また、クラウドベースの共有ナレッジツールを活用すれば、マニュアルや社内Wikiの作成も容易になります。技能承継を実施しながら、社内DXも推進していきましょう。
ステップ4|教育・評価体制の確立
技能承継を実施する体制が整ったら、ベテラン・若手の双方にその重要性を伝えましょう。
チームとして成果を上げ、組織の成長を目指していくための意識改革も大切です。
このステップで、引き継ぎを担当するベテラン従業員を選抜します。業務内に技能承継を取り入れ、ほかのメンバーのサポートで通常業務の負担を軽減しましょう。なお、技能承継にともなう評価や手当に関する制度を併せて整備しておくと、モチベーションが維持しやすくなります。
成功事例3選|デジタルで暗黙知を可視化

最後に、デジタル化を活用しながら技能承継に成功した事例を3つのパターンから紹介します。
VEを活用したチーム体制の見直し
岐阜県の機械器具製造メーカーは、経験豊富な技術者のノウハウをVE(Value Engineering)によって「見える化」しました。VEとは、「機能」「コスト」の両面から製品の価値を分析する手法です。
同社は非効率的な業務の改善やコストダウンへのアプローチとして、VEの視点から製品が果たすべき「機能」を見つめ直しました。その機能を達成するための組み立て工程の評価などを、ベテラン設計者や元営業の技術者、若手技術者を交えて議論します。
その際、各メンバーの暗黙知の言語化に苦労しましたが、質疑応答を繰り返す中でそれぞれが理解できる言葉に置き換え、「見える化」に成功しました。
組み立て工程・チーム体制の最適化を果たした同社は、その後もVEの活用を進め、のべ14件の業務改善を実現しています。
センサー設置による波形データ可視化
群馬県の金属製品メーカーは、経験豊富な技術者の感覚的な作業をセンサー設置によって可視化しています。
同社は、金属加工作業にセンサーを導入し、その結果を波形データとして共有しました。経験豊富な技術者が振動の違和感から察知していた設備の異常も波形として表示されるようになり、不良品の未然防止や設備の寿命延長、業務スピードの改善などを実現しています。
カメラ記録による動作分析+数値化
埼玉県のメッキ加工メーカーは、加工ラインに固定カメラを設置し、作業に関わる動作を映像として記録しました。映像はベテランと若手の違いについての客観的な認識を助け、改善方法を各自が主体的に考えるきっかけとなります。

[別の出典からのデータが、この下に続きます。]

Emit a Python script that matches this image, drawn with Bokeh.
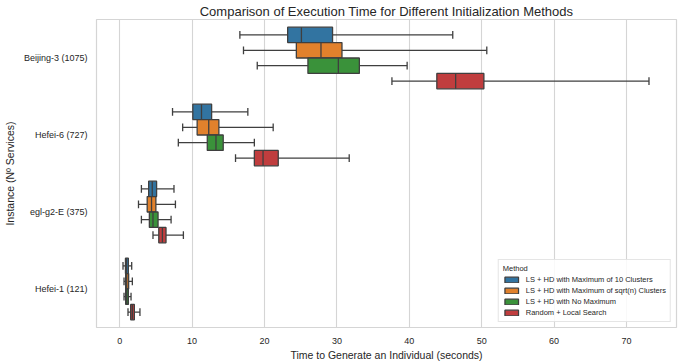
from bokeh.plotting import figure
from bokeh.models import (ColumnDataSource, FactorRange, Range1d, Legend, LegendItem,
                          FixedTicker)
from bokeh.transform import dodge
from bokeh.embed import file_html
from bokeh.resources import INLINE

instances = ["Beijing-3 (1075)", "Hefei-6 (727)", "egl-g2-E (375)", "Hefei-1 (121)"]
methods = ["LS + HD with Maximum of 10 Clusters",
           "LS + HD with Maximum of sqrt(n) Clusters",
           "LS + HD with No Maximum",
           "Random + Local Search"]
colors = ["#3274a1", "#e1812c", "#3a923a", "#c03d3e"]

# per method, per instance (order of `instances`)
lo_10 = [16.6, 7.3, 3.0, 0.46]
q1_10 = [23.2, 10.1, 4.0, 0.80]
med_10 = [25.1, 11.3, 4.5, 0.92]
q3_10 = [29.4, 12.7, 5.1, 1.20]
hi_10 = [46.0, 17.7, 7.5, 1.66]

lo_sq = [17.1, 8.7, 2.6, 0.60]
q1_sq = [24.4, 10.7, 3.8, 0.83]
med_sq = [27.8, 12.3, 4.4, 0.97]
q3_sq = [30.7, 13.7, 5.0, 1.24]
hi_sq = [50.7, 21.2, 7.7, 1.75]

lo_nm = [19.0, 8.1, 3.0, 0.60]
q1_nm = [26.0, 12.1, 4.1, 0.83]
med_nm = [30.2, 13.3, 4.6, 0.97]
q3_nm = [33.1, 14.3, 5.3, 1.20]
hi_nm = [39.7, 18.6, 7.1, 1.57]

lo_rl = [37.6, 16.0, 4.6, 1.15]
q1_rl = [43.8, 18.6, 5.4, 1.52]
med_rl = [46.4, 19.8, 5.9, 1.75]
q3_rl = [50.3, 21.9, 6.4, 2.03]
hi_rl = [73.1, 31.7, 8.8, 2.80]

stats = [
    (lo_10, q1_10, med_10, q3_10, hi_10),
    (lo_sq, q1_sq, med_sq, q3_sq, hi_sq),
    (lo_nm, q1_nm, med_nm, q3_nm, hi_nm),
    (lo_rl, q1_rl, med_rl, q3_rl, hi_rl),
]

x_ticks = [0, 10, 20, 30, 40, 50, 60, 70]

FONT = "Liberation Sans"
TXT = "#262626"
EDGE = "#3f3f3f"
GRID = "#d5d5d5"

p = figure(y_range=FactorRange(factors=list(reversed(instances)), range_padding=0),
           x_range=Range1d(-3.2, 76.9),
           frame_width=580, frame_height=308,
           min_border_left=10, min_border_right=6, min_border_top=4, min_border_bottom=2,
           output_backend="svg", toolbar_location=None,
           title="Comparison of Execution Time for Different Initialization Methods")
p.y_range.range_padding = 0
p.y_range.factor_padding = 0

p.title.align = "center"
p.title.text_font = FONT
p.title.text_font_size = "13px"
p.title.text_font_style = "normal"
p.title.text_color = TXT
p.title.standoff = 2

p.outline_line_color = GRID
p.outline_line_width = 1.2
p.xgrid.grid_line_color = GRID
p.xgrid.grid_line_width = 1.1
p.xgrid.ticker = FixedTicker(ticks=x_ticks)
p.ygrid.grid_line_color = None
p.xaxis.ticker = FixedTicker(ticks=x_ticks)

for ax in (p.xaxis[0], p.yaxis[0]):
    ax.axis_line_color = None
    ax.major_tick_line_color = None
    ax.minor_tick_line_color = None
    ax.major_label_text_font = FONT
    ax.major_label_text_font_size = "9px"
    ax.major_label_text_color = TXT
    ax.axis_label_text_font = FONT
    ax.axis_label_text_font_size = "10.5px"
    ax.axis_label_text_font_style = "normal"
    ax.axis_label_text_color = TXT

p.xaxis.axis_label = "Time to Generate an Individual (seconds)"
p.yaxis.axis_label = "Instance (Nº Services)"
p.xaxis.axis_label_standoff = 2
p.xaxis.major_label_standoff = 4
p.yaxis.axis_label_standoff = 5
p.yaxis.major_label_standoff = 3

offsets = [0.3, 0.1, -0.1, -0.3]
box_h = 0.2
cap = 0.05

items = []
for (lo, q1, med, q3, hi), col, off, name in zip(stats, colors, offsets, methods):
    src = ColumnDataSource(dict(inst=instances, lo=lo, q1=q1, med=med, q3=q3, hi=hi))
    yc = dodge("inst", off, range=p.y_range)
    yt = dodge("inst", off + box_h / 2, range=p.y_range)
    yb = dodge("inst", off - box_h / 2, range=p.y_range)
    ct = dodge("inst", off + cap, range=p.y_range)
    cb = dodge("inst", off - cap, range=p.y_range)
    p.segment(x0="lo", x1="q1", y0=yc, y1=yc, source=src, line_color=EDGE, line_width=1.3)
    p.segment(x0="q3", x1="hi", y0=yc, y1=yc, source=src, line_color=EDGE, line_width=1.3)
    p.segment(x0="lo", x1="lo", y0=cb, y1=ct, source=src, line_color=EDGE, line_width=1.3)
    p.segment(x0="hi", x1="hi", y0=cb, y1=ct, source=src, line_color=EDGE, line_width=1.3)
    r = p.hbar(y=yc, left="q1", right="q3", height=box_h, source=src,
               fill_color=col, line_color=EDGE, line_width=1.3)
    p.segment(x0="med", x1="med", y0=yb, y1=yt, source=src, line_color=EDGE, line_width=1.3)
    items.append(LegendItem(label=name, renderers=[r]))

legend = Legend(items=items, location="bottom_right", title="Method")
legend.title_text_font = FONT
legend.title_text_font_size = "7.5px"
legend.title_text_font_style = "normal"
legend.title_text_color = TXT
legend.title_standoff = 2
legend.label_text_font = FONT
legend.label_text_font_size = "7.5px"
legend.label_text_color = TXT
legend.glyph_width = 17
legend.glyph_height = 7
legend.label_height = 9
legend.label_standoff = 6
legend.spacing = 2
legend.padding = 4
legend.margin = 5
legend.border_line_color = "#cccccc"
legend.border_line_width = 1
legend.background_fill_alpha = 0.85
p.add_layout(legend)

open("out.html", "w").write(file_html(p, INLINE))
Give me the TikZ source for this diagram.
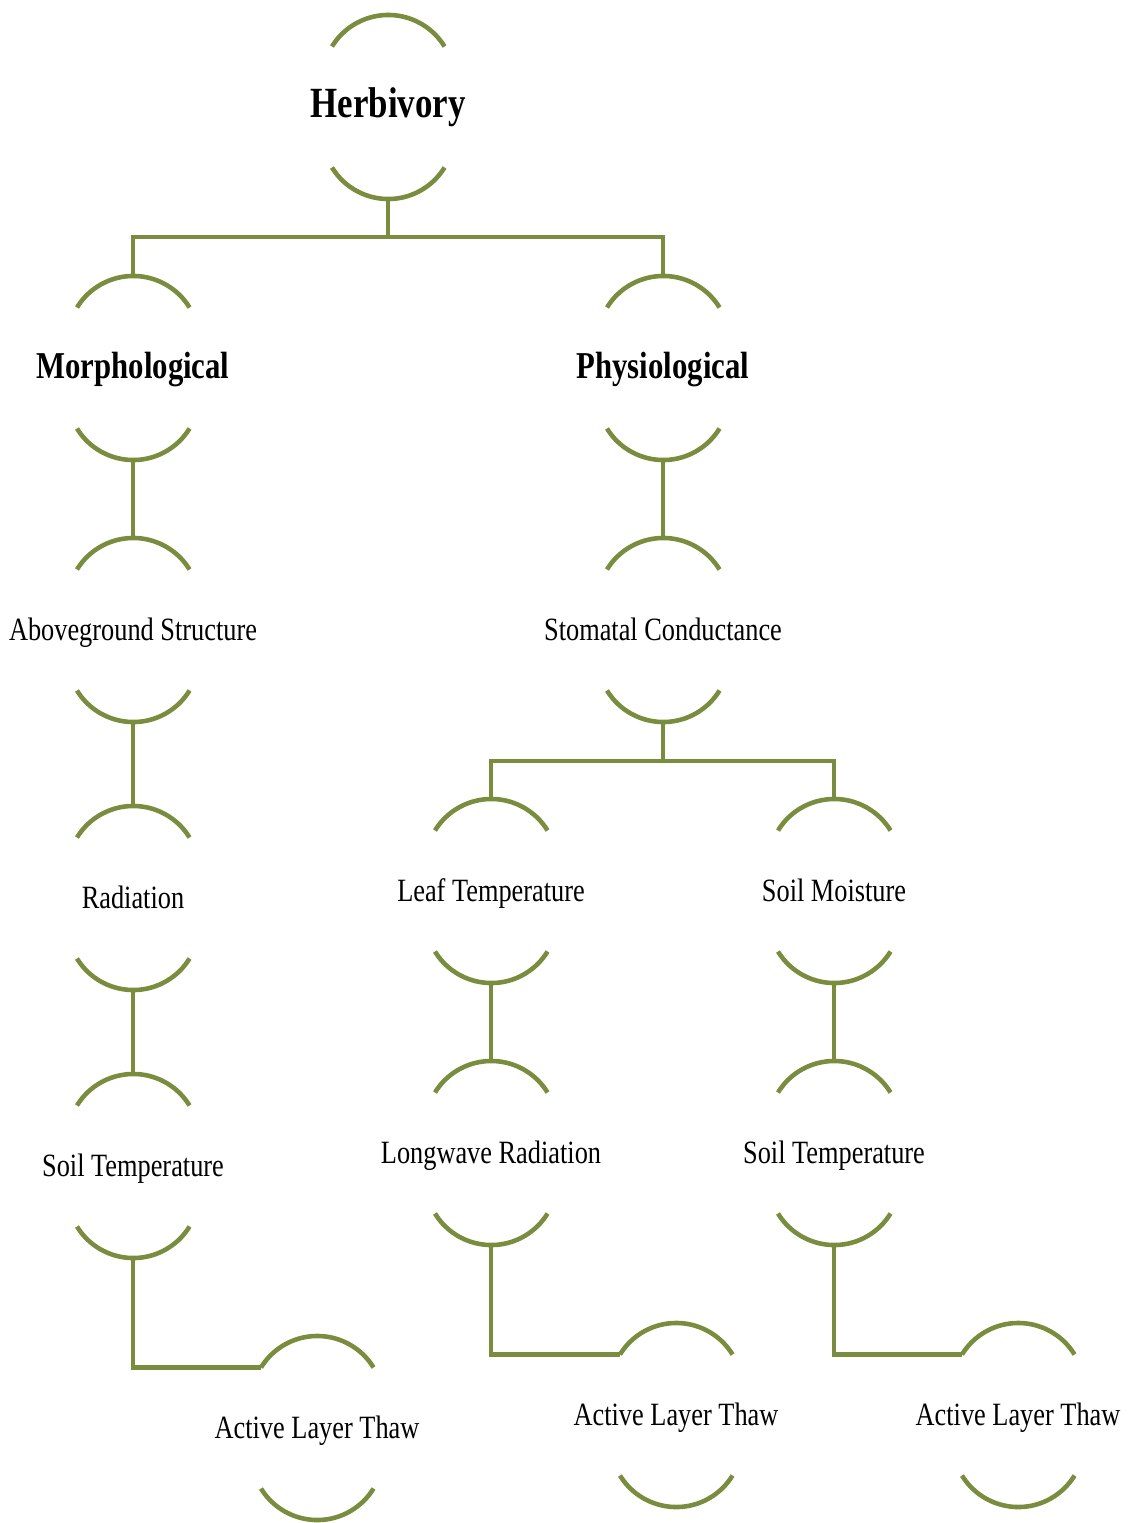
\documentclass[tikz,border=0pt]{standalone}
\usepackage{fontspec}
\setmainfont{Liberation Serif}[FakeStretch=0.81]
\usepackage{tikz}
\usetikzlibrary{positioning, calc}

\definecolor{olive}{RGB}{122,140,62}

\begin{document}
\begin{tikzpicture}[
    node distance=5.24cm and 0cm,
    on grid,
    link/.style={draw=olive, line width=2.6pt},
    cup/.style={draw=olive, line width=2.6pt},
    lbl/.style={inner sep=0pt, text height=1em, text depth=0.16em, font=\fontsize{18.5}{20}\selectfont},
    head/.style={inner sep=0pt, text height=1em, text depth=0.16em, font=\fontsize{21.6}{24}\selectfont\bfseries}
]
    \useasboundingbox (0,0) rectangle (22.64,-30.46);

    \node[head, font=\fontsize{24.5}{27}\selectfont\bfseries] (herb) at (7.76,-2.2) {Herbivory};
    \node[head] (morph) [below left=5.22cm and 5.1cm of herb] {Morphological};
    \node[head] (phys) [below right=5.22cm and 5.5cm of herb] {Physiological};

    % left branch
    \node[lbl] (above) [below=of morph] {Aboveground Structure};
    \node[lbl] (rad) [below=5.36cm of above] {Radiation};
    \node[lbl] (soilt1) [below=5.36cm of rad] {Soil Temperature};
    \node[lbl] (alt1) [below right=5.24cm and 3.68cm of soilt1] {Active Layer Thaw};

    % right branch
    \node[lbl] (stom) [below=of phys] {Stomatal Conductance};
    \node[lbl] (leaf) [below left=5.22cm and 3.44cm of stom] {Leaf Temperature};
    \node[lbl] (soilm) [below right=5.22cm and 3.42cm of stom] {Soil Moisture};
    \node[lbl] (long) [below=of leaf] {Longwave Radiation};
    \node[lbl] (soilt2) [below=of soilm] {Soil Temperature};
    \node[lbl] (alt2) [below right=5.24cm and 3.7cm of long] {Active Layer Thaw};
    \node[lbl] (alt3) [below right=5.24cm and 3.68cm of soilt2] {Active Layer Thaw};

    % arcs above and below every label
    \foreach \n in {herb,morph,phys,above,rad,soilt1,alt1,stom,leaf,soilm,long,soilt2,alt2,alt3} {
        \coordinate (\n-t) at ([yshift=1.92cm]\n.center);
        \coordinate (\n-b) at ([yshift=-1.8cm]\n.center);
        \coordinate (\n-l) at ([shift={(-1.12,-0.65)}]\n-t);
        \draw[cup] (\n-l) arc[start angle=148.5, end angle=31.5, radius=1.32];
        \draw[cup] ([shift={(-1.12,0.65)}]\n-b) arc[start angle=211.5, end angle=328.5, radius=1.32];
    }

    \coordinate (j1) at ($(herb-b)+(0,-0.74)$);
    \coordinate (j2) at ($(stom-b)+(0,-0.76)$);

    \draw[link] (herb-b) -- (j1) -| (morph-t);
    \draw[link] (j1) -| (phys-t);
    \draw[link] (morph-b) -- (above-t);
    \draw[link] (above-b) -- (rad-t);
    \draw[link] (rad-b) -- (soilt1-t);
    \draw[link] (soilt1-b) |- (alt1-l);

    \draw[link] (phys-b) -- (stom-t);
    \draw[link] (stom-b) -- (j2) -| (leaf-t);
    \draw[link] (j2) -| (soilm-t);
    \draw[link] (leaf-b) -- (long-t);
    \draw[link] (soilm-b) -- (soilt2-t);
    \draw[link] (long-b) |- (alt2-l);
    \draw[link] (soilt2-b) |- (alt3-l);
\end{tikzpicture}
\end{document}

また同社では、目分量や経験則に依存していた工程を、生産管理システムの導入により数値化しています。システムの活用により、若手の育成や技能承継が円滑になった事例です。
まとめ
今回は、製造業における「技能承継」について、現状から実施のステップ、事例までを包括的に紹介しました。生産効率の向上や競合との差別化、デジタル化の進む社会への対応など、技能承継に取り組むべき理由は数多くあります。
まずは、技能承継に関する「見える化」が必要です。システムを導入した効率的な引き継ぎも視野に入れながら、現場の課題を洗い出してみましょう。